Discussions in the knowledge management community have increasingly questioned the validity of methodologies and technologies that purport to enable organizations to externalize and codify the tacit knowledge of experts. Dave Snowden (of Cognitive Edge) is a cognitive scientist who argues that KM efforts to systematically convert tacit to explicit knowledge have failed. Snowden does not assert that there is no possibility of a meaningful practice of KM. He sees any effective KM implementation having to leverage how humans actually make sense of their experience.
In March 2007, Snowden and his associate, Gary Klein, made an interesting set of presentations to a KM organization centered in Singapore. The duo explains their approach in helping shape a software application intended to aid Singapore in analyzing risks that nation may encounter.
After reviewing the video clips of their discussion, I recognize that Snowden and Klein not only do not regard best practices and certain other KM mainstays as achieving meaningful KM, they don’t see such practices as having any relevance to how humans actually seek or use knowledge. Being somewhat of a KM initiate, I find their claims both intriguing and disturbing. (Snowden even trounces Chomsky’s claims of the influences of deep language structures!)
Actually, Snowden’s ideas are quite exciting and refreshing. Anyone who reads across the literature on KM comes to recognize that truly robust and persistent positive outcomes are not common.
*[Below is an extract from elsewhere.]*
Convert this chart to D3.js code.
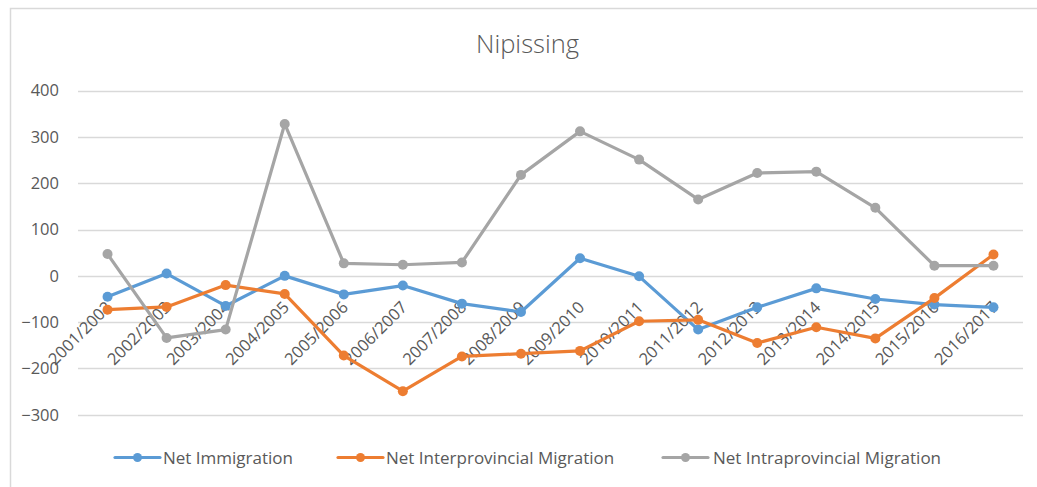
<!DOCTYPE html>
<html>
<head>
<meta charset="utf-8">
<script src="https://cdn.jsdelivr.net/npm/d3@7"></script>
<style>
  html, body { margin: 0; padding: 0; background: #fff; }
  svg { display: block; }
  text { font-family: "Open Sans", "Liberation Sans", sans-serif; fill: #595959; }
</style>
</head>
<body>
<svg id="chart" width="1037" height="487"></svg>
<script>
const categories = ["2001/2002","2002/2003","2003/2004","2004/2005","2005/2006","2006/2007","2007/2008","2008/2009","2009/2010","2010/2011","2011/2012","2012/2013","2013/2014","2014/2015","2015/2016","2016/2017"];
const netImmigration = [-45, 5, -65, 0, -40, -21, -60, -78, 38, -1, -116, -68, -27, -50, -62, -68];
const netInterprovincial = [-73, -67, -20, -39, -172, -249, -174, -168, -162, -98, -95, -145, -111, -135, -48, 46];
const netIntraprovincial = [47, -134, -116, 328, 27, 24, 29, 218, 312, 251, 165, 222, 225, 147, 22, 22];
const yTicks = [400, 300, 200, 100, 0, -100, -200, -300];
const seriesNames = ["Net Immigration", "Net Interprovincial Migration", "Net Intraprovincial Migration"];
const seriesColors = ["#5B9BD5", "#ED7D31", "#A5A5A5"];
const titleText = "Nipissing";

const svg = d3.select("#chart");

// outer chart border
svg.append("rect")
  .attr("x", 10.5).attr("y", 8.5)
  .attr("width", 1100).attr("height", 600)
  .attr("fill", "none").attr("stroke", "#D9D9D9").attr("stroke-width", 1.5);

const plotLeft = 78, plotRight = 1023;
const x = d3.scaleBand().domain(categories).range([plotLeft, plotRight]);
const y = d3.scaleLinear().domain([-300, 400]).range([414.8, 90.6]);
const cx = d => x(d) + x.bandwidth() / 2;

// title
svg.append("text")
  .attr("x", 527.5).attr("y", 53)
  .attr("text-anchor", "middle")
  .style("font-size", "25.5px")
  .style("font-weight", 300)
  .text(titleText);

// gridlines
svg.append("g").selectAll("line").data(yTicks).join("line")
  .attr("x1", plotLeft).attr("x2", plotRight)
  .attr("y1", d => Math.round(y(d)) + 0.5).attr("y2", d => Math.round(y(d)) + 0.5)
  .attr("stroke", "#D9D9D9").attr("stroke-width", 1.5);

// y axis labels
const yAxis = d3.axisLeft(y).tickValues(yTicks).tickSize(0).tickPadding(0);
const gy = svg.append("g").attr("transform", "translate(59,0)").call(yAxis);
gy.select(".domain").remove();
gy.selectAll("text").style("font-size", "16.5px").attr("fill", "#595959")
  .style("font-family", "'Open Sans', 'Liberation Sans', sans-serif");

// x labels (rotated)
svg.append("g").selectAll("text").data(categories).join("text")
  .attr("transform", d => `translate(${cx(d) - 3},${300}) rotate(-45)`)
  .attr("text-anchor", "end")
  .attr("dy", "0.72em")
  .style("font-size", "16.5px")
  .text(d => d);

// series
const allSeries = [netImmigration, netInterprovincial, netIntraprovincial];
const line = d3.line().x((d, i) => cx(categories[i])).y(d => y(d));
allSeries.forEach((vals, si) => {
  const g = svg.append("g");
  g.append("path").datum(vals)
    .attr("d", line)
    .attr("fill", "none")
    .attr("stroke", seriesColors[si])
    .attr("stroke-width", 3.2)
    .attr("stroke-linejoin", "round")
    .attr("stroke-linecap", "round");
  g.selectAll("circle").data(vals).join("circle")
    .attr("cx", (d, i) => cx(categories[i]))
    .attr("cy", d => y(d))
    .attr("r", 5)
    .attr("fill", seriesColors[si]);
});

// legend
const legendItems = [
  {x0: 115, x1: 160, tx: 163},
  {x0: 338, x1: 383, tx: 386},
  {x0: 663, x1: 708, tx: 713}
];
const ly = 457.5;
const lg = svg.append("g");
seriesNames.forEach((name, i) => {
  const it = legendItems[i];
  lg.append("line").attr("x1", it.x0).attr("x2", it.x1).attr("y1", ly).attr("y2", ly)
    .attr("stroke", seriesColors[i]).attr("stroke-width", 3.2).attr("stroke-linecap", "round");
  lg.append("circle").attr("cx", (it.x0 + it.x1) / 2).attr("cy", ly).attr("r", 4.5)
    .attr("fill", seriesColors[i]);
  lg.append("text").attr("x", it.tx).attr("y", ly).attr("dy", "0.36em")
    .style("font-size", "17px").text(name);
});
</script>
</body>
</html>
I had informally attributed the dearth of impressive outcomes to poor KM implementations, but Snowden provokes me to consider that there may be fundamental errors among the central claims of traditional KM. I have been more impressed by the outcomes of the more ethnographically oriented approaches, and this seems to align with some of Snowden’s statements regarding how people have evolved to pay attention to stories (narratives). I realize that I must look more closely at the cognitive perspective on KM.
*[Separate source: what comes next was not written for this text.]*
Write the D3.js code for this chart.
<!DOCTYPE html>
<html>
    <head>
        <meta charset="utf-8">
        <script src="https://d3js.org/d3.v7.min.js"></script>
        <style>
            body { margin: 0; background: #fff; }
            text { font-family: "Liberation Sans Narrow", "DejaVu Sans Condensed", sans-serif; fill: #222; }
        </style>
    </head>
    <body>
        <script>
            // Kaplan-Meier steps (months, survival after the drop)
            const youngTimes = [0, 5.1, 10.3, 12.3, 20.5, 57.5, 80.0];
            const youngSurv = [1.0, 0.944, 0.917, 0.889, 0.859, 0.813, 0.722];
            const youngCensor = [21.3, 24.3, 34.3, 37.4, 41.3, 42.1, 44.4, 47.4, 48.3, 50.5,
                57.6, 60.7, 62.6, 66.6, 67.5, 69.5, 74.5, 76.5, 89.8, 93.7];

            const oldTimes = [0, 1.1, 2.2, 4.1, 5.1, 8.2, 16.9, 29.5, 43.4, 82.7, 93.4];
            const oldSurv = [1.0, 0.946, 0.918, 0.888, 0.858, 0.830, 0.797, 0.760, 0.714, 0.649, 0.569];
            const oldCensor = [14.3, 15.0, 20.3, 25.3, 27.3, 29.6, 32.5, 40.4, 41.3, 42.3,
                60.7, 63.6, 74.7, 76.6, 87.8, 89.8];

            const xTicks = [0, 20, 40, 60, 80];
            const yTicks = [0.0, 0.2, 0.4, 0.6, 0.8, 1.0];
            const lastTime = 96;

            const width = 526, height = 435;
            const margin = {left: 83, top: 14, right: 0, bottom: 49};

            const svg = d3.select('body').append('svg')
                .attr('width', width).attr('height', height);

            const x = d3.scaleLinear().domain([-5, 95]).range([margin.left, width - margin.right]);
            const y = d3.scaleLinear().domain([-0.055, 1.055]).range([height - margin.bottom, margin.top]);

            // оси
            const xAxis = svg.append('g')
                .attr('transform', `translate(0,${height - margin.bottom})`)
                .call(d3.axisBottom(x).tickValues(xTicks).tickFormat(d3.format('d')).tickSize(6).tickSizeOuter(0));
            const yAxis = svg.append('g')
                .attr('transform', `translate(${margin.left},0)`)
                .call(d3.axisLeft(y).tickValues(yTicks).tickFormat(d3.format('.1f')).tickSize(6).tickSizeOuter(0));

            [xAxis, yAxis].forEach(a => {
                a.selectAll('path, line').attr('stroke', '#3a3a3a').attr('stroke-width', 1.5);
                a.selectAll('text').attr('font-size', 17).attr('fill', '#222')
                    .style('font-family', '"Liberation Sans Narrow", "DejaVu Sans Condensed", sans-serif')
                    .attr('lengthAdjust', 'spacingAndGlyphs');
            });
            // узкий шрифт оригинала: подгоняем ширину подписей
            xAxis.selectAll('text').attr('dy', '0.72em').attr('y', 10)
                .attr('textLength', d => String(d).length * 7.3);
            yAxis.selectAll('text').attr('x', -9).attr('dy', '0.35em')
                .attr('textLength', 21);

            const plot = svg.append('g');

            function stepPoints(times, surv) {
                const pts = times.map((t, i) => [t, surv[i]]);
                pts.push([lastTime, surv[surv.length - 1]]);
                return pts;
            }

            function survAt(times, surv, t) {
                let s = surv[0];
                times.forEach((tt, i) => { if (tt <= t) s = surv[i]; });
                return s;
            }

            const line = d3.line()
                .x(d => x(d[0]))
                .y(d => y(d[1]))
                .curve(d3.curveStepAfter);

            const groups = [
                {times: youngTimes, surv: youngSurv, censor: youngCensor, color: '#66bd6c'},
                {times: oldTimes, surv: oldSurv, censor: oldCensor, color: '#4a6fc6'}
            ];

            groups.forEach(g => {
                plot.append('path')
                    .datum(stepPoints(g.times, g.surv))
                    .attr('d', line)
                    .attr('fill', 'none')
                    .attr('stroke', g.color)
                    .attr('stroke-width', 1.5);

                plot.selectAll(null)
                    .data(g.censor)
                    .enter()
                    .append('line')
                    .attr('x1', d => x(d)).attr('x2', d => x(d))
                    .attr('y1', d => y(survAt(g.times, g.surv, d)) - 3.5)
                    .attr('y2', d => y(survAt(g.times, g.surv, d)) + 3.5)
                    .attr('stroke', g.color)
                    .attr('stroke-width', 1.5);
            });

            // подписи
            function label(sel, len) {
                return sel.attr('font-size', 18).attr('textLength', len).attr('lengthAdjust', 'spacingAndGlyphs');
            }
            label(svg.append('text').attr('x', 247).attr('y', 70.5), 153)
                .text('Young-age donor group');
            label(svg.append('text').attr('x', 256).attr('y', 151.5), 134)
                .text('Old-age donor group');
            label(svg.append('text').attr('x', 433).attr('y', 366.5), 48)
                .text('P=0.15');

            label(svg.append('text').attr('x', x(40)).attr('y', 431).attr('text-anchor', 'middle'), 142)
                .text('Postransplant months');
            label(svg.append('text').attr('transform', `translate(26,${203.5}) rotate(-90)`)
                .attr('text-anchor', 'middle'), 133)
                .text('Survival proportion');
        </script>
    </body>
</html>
In any event, much of what I am in the process of planning to implement in my organization falls more within the domain of information management than of KM. I do see the potential for my organization to become much more intelligent, but I am not interested in instantiating methods or tools that will end up becoming a field of dreams with no baseball team. It seems reasonable that a learning organization would be one that figures out how to leverage the ways that people actually make sense of the world. A few information-oriented software applications are not going to supplant millions of years of perceptual and cognitive evolution. Methods and tools, to be effective, should take advantage of human cognitive tendencies.